Of course, Electronic literature isn't a new genre. Eastgate Systems started publishing "electronic fiction" in 1990, not to mention the development of video game narratives, which already manifest many of the traits described above.

What makes this series of narratives different is that they are presented not in the context of obscure literary experiments, or as graphics-based entertainment, but instead alongside classic and contemporary literature, on a device that people don't expect to involve interactive reading experiences: the Kindle.

E-readers are now mainstream devices, used by millions of people. Their e-stores feature both small and large publishers. It's a wonderful space in which to experiment, and the data that the devices generate brings us ever closer to understanding who is reading a story, how they are reading it, when and where. If e-reader companies agree to open up more of this data, suitably anonymized with opt-in functions, this would only encourage more authors and publishers to experiment with what an e-narrative can be.

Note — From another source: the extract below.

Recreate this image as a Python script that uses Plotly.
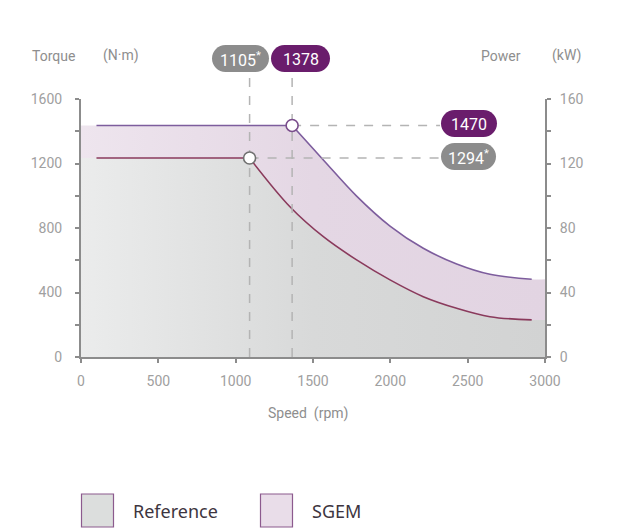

These forms of publishing aren't for everyone, of course -- many people don't want their books to involve choices, or for the text to change at all, or for others to know when or what they are reading. Just as not everyone Tweets, or wants to read on a digital device. But that doesn't remove the urge to experiment, and to push what stories can be. That is what writers have always done, and Coliloquy and others are suggesting what else could be achieved with a little imagination and know how.

This is an amazing moment in storytelling, an opportunity for publishers and device manufacturers to team up and explore what a digital book can be, in the hands of millions of readers around the world. It's time to redefine what an e-book is -- instead of only focusing on what it isn't.